— begin Entries provided —
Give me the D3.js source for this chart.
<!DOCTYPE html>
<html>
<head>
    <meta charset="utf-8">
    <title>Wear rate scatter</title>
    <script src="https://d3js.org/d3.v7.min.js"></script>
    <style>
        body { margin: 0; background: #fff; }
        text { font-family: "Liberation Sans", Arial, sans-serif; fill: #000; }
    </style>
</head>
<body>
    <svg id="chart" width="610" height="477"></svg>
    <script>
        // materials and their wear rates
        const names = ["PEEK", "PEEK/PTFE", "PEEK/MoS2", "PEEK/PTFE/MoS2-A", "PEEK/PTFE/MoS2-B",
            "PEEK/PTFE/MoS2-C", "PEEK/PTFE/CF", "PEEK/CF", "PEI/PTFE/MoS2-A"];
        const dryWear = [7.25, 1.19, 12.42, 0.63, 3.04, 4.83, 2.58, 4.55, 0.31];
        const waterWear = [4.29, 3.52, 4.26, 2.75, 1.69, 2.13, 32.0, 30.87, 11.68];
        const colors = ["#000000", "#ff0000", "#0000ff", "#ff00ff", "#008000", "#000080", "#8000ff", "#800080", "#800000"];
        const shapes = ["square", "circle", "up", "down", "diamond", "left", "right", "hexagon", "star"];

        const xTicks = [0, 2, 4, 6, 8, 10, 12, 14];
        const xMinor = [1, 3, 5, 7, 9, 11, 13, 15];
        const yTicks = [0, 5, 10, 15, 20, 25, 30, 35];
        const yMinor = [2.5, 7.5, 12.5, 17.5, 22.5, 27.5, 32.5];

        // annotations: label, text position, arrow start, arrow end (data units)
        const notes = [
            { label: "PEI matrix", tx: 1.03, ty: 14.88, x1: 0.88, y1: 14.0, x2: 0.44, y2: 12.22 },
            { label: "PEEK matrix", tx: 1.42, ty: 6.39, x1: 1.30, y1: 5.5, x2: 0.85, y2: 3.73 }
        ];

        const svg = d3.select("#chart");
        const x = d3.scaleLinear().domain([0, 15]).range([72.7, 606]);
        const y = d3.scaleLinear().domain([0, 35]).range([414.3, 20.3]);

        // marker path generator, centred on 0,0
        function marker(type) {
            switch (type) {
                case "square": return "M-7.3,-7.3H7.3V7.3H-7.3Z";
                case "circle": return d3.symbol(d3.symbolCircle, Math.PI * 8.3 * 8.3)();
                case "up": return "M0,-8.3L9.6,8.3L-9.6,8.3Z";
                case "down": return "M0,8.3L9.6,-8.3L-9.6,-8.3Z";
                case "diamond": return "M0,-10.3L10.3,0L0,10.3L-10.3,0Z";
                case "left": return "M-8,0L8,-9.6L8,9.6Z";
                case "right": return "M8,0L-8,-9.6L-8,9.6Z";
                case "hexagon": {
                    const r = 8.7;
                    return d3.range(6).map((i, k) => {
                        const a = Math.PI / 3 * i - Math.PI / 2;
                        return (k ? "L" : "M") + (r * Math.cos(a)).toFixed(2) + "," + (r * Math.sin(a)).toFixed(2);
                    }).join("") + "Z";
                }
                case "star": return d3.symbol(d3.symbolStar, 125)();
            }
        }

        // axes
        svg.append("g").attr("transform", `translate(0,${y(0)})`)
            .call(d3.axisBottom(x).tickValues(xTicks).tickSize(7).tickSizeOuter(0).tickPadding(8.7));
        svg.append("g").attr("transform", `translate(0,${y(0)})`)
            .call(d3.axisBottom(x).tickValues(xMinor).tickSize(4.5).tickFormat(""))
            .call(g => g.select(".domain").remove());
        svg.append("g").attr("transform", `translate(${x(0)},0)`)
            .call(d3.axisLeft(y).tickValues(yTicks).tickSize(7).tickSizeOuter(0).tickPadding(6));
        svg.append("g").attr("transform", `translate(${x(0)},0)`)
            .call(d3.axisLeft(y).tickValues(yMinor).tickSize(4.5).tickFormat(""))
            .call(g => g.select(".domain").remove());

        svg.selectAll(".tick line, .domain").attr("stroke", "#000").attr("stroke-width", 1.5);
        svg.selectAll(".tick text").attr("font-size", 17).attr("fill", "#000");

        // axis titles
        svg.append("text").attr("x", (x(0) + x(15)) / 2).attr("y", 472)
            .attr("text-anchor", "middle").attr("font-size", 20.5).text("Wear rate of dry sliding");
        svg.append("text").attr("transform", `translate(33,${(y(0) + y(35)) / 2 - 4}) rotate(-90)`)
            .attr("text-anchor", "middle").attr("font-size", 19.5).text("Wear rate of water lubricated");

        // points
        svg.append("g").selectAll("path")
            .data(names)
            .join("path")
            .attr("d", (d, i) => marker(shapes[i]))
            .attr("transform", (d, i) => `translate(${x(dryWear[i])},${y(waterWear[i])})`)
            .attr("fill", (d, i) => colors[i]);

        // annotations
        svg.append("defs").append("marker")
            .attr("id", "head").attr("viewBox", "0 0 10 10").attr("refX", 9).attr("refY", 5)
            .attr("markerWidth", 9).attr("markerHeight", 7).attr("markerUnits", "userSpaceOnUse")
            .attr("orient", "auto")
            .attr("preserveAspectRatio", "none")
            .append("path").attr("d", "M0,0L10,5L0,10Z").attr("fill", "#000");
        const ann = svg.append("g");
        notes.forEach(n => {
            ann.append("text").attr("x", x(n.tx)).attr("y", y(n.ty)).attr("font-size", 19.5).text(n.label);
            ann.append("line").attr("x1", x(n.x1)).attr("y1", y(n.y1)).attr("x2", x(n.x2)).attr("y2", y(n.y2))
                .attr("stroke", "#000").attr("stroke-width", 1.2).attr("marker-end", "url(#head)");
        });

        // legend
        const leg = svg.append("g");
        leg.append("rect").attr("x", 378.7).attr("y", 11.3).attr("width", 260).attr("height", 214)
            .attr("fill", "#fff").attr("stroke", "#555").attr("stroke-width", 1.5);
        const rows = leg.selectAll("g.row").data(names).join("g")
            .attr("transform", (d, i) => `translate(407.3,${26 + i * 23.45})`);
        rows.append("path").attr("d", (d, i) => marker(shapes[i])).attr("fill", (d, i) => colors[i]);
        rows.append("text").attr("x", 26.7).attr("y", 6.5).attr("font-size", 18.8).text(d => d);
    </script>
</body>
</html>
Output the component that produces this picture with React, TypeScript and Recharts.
— end Entries provided —
Go through the data and return every record exactly.

Expected output:
Give me the D3.js source for this chart.
<!DOCTYPE html>
<html>
<head>
    <meta charset="utf-8">
    <title>Wear rate scatter</title>
    <script src="https://d3js.org/d3.v7.min.js"></script>
    <style>
        body { margin: 0; background: #fff; }
        text { font-family: "Liberation Sans", Arial, sans-serif; fill: #000; }
    </style>
</head>
<body>
    <svg id="chart" width="610" height="477"></svg>
    <script>
        // materials and their wear rates
        const names = ["PEEK", "PEEK/PTFE", "PEEK/MoS2", "PEEK/PTFE/MoS2-A", "PEEK/PTFE/MoS2-B",
            "PEEK/PTFE/MoS2-C", "PEEK/PTFE/CF", "PEEK/CF", "PEI/PTFE/MoS2-A"];
        const dryWear = [7.25, 1.19, 12.42, 0.63, 3.04, 4.83, 2.58, 4.55, 0.31];
        const waterWear = [4.29, 3.52, 4.26, 2.75, 1.69, 2.13, 32.0, 30.87, 11.68];
        const colors = ["#000000", "#ff0000", "#0000ff", "#ff00ff", "#008000", "#000080", "#8000ff", "#800080", "#800000"];
        const shapes = ["square", "circle", "up", "down", "diamond", "left", "right", "hexagon", "star"];

        const xTicks = [0, 2, 4, 6, 8, 10, 12, 14];
        const xMinor = [1, 3, 5, 7, 9, 11, 13, 15];
        const yTicks = [0, 5, 10, 15, 20, 25, 30, 35];
        const yMinor = [2.5, 7.5, 12.5, 17.5, 22.5, 27.5, 32.5];

        // annotations: label, text position, arrow start, arrow end (data units)
        const notes = [
            { label: "PEI matrix", tx: 1.03, ty: 14.88, x1: 0.88, y1: 14.0, x2: 0.44, y2: 12.22 },
            { label: "PEEK matrix", tx: 1.42, ty: 6.39, x1: 1.30, y1: 5.5, x2: 0.85, y2: 3.73 }
        ];

        const svg = d3.select("#chart");
        const x = d3.scaleLinear().domain([0, 15]).range([72.7, 606]);
        const y = d3.scaleLinear().domain([0, 35]).range([414.3, 20.3]);

        // marker path generator, centred on 0,0
        function marker(type) {
            switch (type) {
                case "square": return "M-7.3,-7.3H7.3V7.3H-7.3Z";
                case "circle": return d3.symbol(d3.symbolCircle, Math.PI * 8.3 * 8.3)();
                case "up": return "M0,-8.3L9.6,8.3L-9.6,8.3Z";
                case "down": return "M0,8.3L9.6,-8.3L-9.6,-8.3Z";
                case "diamond": return "M0,-10.3L10.3,0L0,10.3L-10.3,0Z";
                case "left": return "M-8,0L8,-9.6L8,9.6Z";
                case "right": return "M8,0L-8,-9.6L-8,9.6Z";
                case "hexagon": {
                    const r = 8.7;
                    return d3.range(6).map((i, k) => {
                        const a = Math.PI / 3 * i - Math.PI / 2;
                        return (k ? "L" : "M") + (r * Math.cos(a)).toFixed(2) + "," + (r * Math.sin(a)).toFixed(2);
                    }).join("") + "Z";
                }
                case "star": return d3.symbol(d3.symbolStar, 125)();
            }
        }

        // axes
        svg.append("g").attr("transform", `translate(0,${y(0)})`)
            .call(d3.axisBottom(x).tickValues(xTicks).tickSize(7).tickSizeOuter(0).tickPadding(8.7));
        svg.append("g").attr("transform", `translate(0,${y(0)})`)
            .call(d3.axisBottom(x).tickValues(xMinor).tickSize(4.5).tickFormat(""))
            .call(g => g.select(".domain").remove());
        svg.append("g").attr("transform", `translate(${x(0)},0)`)
            .call(d3.axisLeft(y).tickValues(yTicks).tickSize(7).tickSizeOuter(0).tickPadding(6));
        svg.append("g").attr("transform", `translate(${x(0)},0)`)
            .call(d3.axisLeft(y).tickValues(yMinor).tickSize(4.5).tickFormat(""))
            .call(g => g.select(".domain").remove());

        svg.selectAll(".tick line, .domain").attr("stroke", "#000").attr("stroke-width", 1.5);
        svg.selectAll(".tick text").attr("font-size", 17).attr("fill", "#000");

        // axis titles
        svg.append("text").attr("x", (x(0) + x(15)) / 2).attr("y", 472)
            .attr("text-anchor", "middle").attr("font-size", 20.5).text("Wear rate of dry sliding");
        svg.append("text").attr("transform", `translate(33,${(y(0) + y(35)) / 2 - 4}) rotate(-90)`)
            .attr("text-anchor", "middle").attr("font-size", 19.5).text("Wear rate of water lubricated");

        // points
        svg.append("g").selectAll("path")
            .data(names)
            .join("path")
            .attr("d", (d, i) => marker(shapes[i]))
            .attr("transform", (d, i) => `translate(${x(dryWear[i])},${y(waterWear[i])})`)
            .attr("fill", (d, i) => colors[i]);

        // annotations
        svg.append("defs").append("marker")
            .attr("id", "head").attr("viewBox", "0 0 10 10").attr("refX", 9).attr("refY", 5)
            .attr("markerWidth", 9).attr("markerHeight", 7).attr("markerUnits", "userSpaceOnUse")
            .attr("orient", "auto")
            .attr("preserveAspectRatio", "none")
            .append("path").attr("d", "M0,0L10,5L0,10Z").attr("fill", "#000");
        const ann = svg.append("g");
        notes.forEach(n => {
            ann.append("text").attr("x", x(n.tx)).attr("y", y(n.ty)).attr("font-size", 19.5).text(n.label);
            ann.append("line").attr("x1", x(n.x1)).attr("y1", y(n.y1)).attr("x2", x(n.x2)).attr("y2", y(n.y2))
                .attr("stroke", "#000").attr("stroke-width", 1.2).attr("marker-end", "url(#head)");
        });

        // legend
        const leg = svg.append("g");
        leg.append("rect").attr("x", 378.7).attr("y", 11.3).attr("width", 260).attr("height", 214)
            .attr("fill", "#fff").attr("stroke", "#555").attr("stroke-width", 1.5);
        const rows = leg.selectAll("g.row").data(names).join("g")
            .attr("transform", (d, i) => `translate(407.3,${26 + i * 23.45})`);
        rows.append("path").attr("d", (d, i) => marker(shapes[i])).attr("fill", (d, i) => colors[i]);
        rows.append("text").attr("x", 26.7).attr("y", 6.5).attr("font-size", 18.8).text(d => d);
    </script>
</body>
</html>
Output the component that produces this picture with React, TypeScript and Recharts.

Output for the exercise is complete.